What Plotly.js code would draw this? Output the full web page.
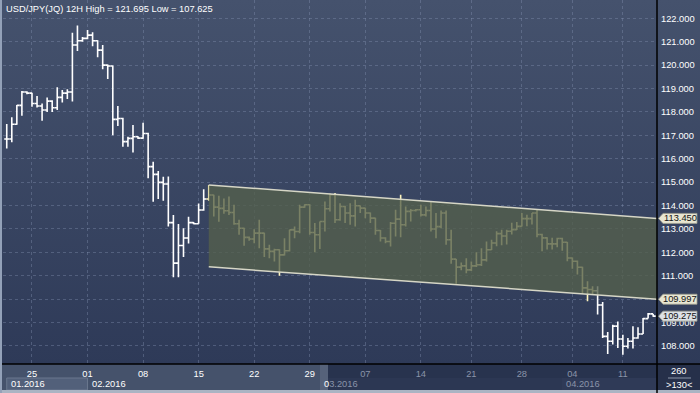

================================

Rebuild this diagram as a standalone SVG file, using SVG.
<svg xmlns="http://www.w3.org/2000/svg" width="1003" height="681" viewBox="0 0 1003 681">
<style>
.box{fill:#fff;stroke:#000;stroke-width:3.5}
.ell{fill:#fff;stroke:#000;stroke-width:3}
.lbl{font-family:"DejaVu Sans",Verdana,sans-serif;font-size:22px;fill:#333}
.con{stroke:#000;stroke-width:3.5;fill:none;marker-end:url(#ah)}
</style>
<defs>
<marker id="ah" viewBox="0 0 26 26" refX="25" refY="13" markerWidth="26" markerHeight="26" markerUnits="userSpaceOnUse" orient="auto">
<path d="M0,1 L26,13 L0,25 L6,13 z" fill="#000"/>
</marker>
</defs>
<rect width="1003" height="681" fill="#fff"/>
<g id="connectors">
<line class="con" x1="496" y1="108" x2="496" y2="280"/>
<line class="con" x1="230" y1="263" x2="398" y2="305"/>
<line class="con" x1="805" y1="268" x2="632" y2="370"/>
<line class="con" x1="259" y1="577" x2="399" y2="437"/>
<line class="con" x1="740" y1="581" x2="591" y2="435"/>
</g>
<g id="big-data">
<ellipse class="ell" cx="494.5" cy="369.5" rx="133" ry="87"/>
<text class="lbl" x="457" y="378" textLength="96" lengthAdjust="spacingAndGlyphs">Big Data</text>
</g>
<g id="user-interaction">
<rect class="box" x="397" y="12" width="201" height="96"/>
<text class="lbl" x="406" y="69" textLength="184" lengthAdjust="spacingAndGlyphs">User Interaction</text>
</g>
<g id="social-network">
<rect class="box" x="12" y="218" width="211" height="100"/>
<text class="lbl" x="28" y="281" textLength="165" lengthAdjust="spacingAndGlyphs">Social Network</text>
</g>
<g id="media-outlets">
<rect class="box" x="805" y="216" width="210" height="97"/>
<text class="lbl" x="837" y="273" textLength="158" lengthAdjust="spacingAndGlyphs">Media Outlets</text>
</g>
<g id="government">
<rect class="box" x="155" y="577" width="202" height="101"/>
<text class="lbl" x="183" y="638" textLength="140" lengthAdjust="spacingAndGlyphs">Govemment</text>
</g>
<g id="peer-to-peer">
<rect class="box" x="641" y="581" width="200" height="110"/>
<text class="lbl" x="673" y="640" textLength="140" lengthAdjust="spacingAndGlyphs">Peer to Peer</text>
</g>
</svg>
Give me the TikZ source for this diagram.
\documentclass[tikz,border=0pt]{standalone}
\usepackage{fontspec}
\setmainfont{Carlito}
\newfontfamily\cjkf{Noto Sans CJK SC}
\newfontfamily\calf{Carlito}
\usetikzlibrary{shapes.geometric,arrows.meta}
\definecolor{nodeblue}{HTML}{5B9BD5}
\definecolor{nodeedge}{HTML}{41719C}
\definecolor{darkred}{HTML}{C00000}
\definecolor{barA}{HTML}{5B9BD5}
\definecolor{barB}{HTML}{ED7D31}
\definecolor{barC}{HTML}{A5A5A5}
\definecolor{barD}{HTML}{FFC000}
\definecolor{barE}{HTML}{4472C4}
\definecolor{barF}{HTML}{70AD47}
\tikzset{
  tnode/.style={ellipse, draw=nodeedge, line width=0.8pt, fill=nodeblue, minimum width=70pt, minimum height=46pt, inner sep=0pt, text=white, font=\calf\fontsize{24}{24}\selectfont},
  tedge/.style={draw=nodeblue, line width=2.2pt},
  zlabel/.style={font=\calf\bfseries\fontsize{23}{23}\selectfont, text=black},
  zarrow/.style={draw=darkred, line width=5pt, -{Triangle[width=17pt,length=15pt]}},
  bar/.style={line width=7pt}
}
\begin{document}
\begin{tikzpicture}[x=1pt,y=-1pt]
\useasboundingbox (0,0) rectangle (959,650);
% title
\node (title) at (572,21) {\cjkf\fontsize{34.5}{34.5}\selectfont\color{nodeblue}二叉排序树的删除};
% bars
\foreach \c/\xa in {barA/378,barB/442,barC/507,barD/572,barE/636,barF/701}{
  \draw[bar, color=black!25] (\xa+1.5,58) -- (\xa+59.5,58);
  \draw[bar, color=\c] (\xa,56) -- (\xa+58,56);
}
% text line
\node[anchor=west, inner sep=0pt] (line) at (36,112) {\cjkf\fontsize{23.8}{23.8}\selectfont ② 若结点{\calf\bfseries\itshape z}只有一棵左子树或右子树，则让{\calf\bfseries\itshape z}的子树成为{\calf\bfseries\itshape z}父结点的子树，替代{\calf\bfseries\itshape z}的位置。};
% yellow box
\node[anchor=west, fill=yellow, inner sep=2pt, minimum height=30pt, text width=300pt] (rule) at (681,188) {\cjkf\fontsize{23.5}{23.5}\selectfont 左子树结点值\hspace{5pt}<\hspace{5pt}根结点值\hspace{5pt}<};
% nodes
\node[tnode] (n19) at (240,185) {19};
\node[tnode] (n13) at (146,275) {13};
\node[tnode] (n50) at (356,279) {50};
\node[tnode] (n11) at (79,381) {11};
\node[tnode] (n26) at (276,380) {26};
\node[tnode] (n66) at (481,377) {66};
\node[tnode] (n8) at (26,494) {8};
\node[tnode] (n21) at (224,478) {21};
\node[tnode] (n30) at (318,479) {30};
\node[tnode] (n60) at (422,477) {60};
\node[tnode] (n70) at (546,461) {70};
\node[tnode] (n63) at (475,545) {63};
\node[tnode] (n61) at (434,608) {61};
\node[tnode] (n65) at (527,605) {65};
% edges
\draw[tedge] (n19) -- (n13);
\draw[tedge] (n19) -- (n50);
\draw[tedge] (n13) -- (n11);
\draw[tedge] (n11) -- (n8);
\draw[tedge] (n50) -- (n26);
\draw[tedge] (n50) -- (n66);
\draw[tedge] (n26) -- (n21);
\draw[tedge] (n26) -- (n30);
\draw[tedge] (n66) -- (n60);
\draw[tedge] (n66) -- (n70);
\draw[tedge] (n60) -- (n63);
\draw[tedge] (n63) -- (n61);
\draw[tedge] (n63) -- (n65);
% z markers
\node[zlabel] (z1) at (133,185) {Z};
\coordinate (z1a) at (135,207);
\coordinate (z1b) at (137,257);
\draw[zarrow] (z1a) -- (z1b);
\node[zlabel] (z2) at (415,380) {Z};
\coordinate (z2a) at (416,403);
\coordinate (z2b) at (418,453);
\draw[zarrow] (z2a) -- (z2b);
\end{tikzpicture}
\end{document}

================================

=== Stated exercise ===
Filter lines by "standalone" and return each hit.

=== Finished task ===
Rebuild this diagram as a standalone SVG file, using SVG.
\documentclass[tikz,border=0pt]{standalone}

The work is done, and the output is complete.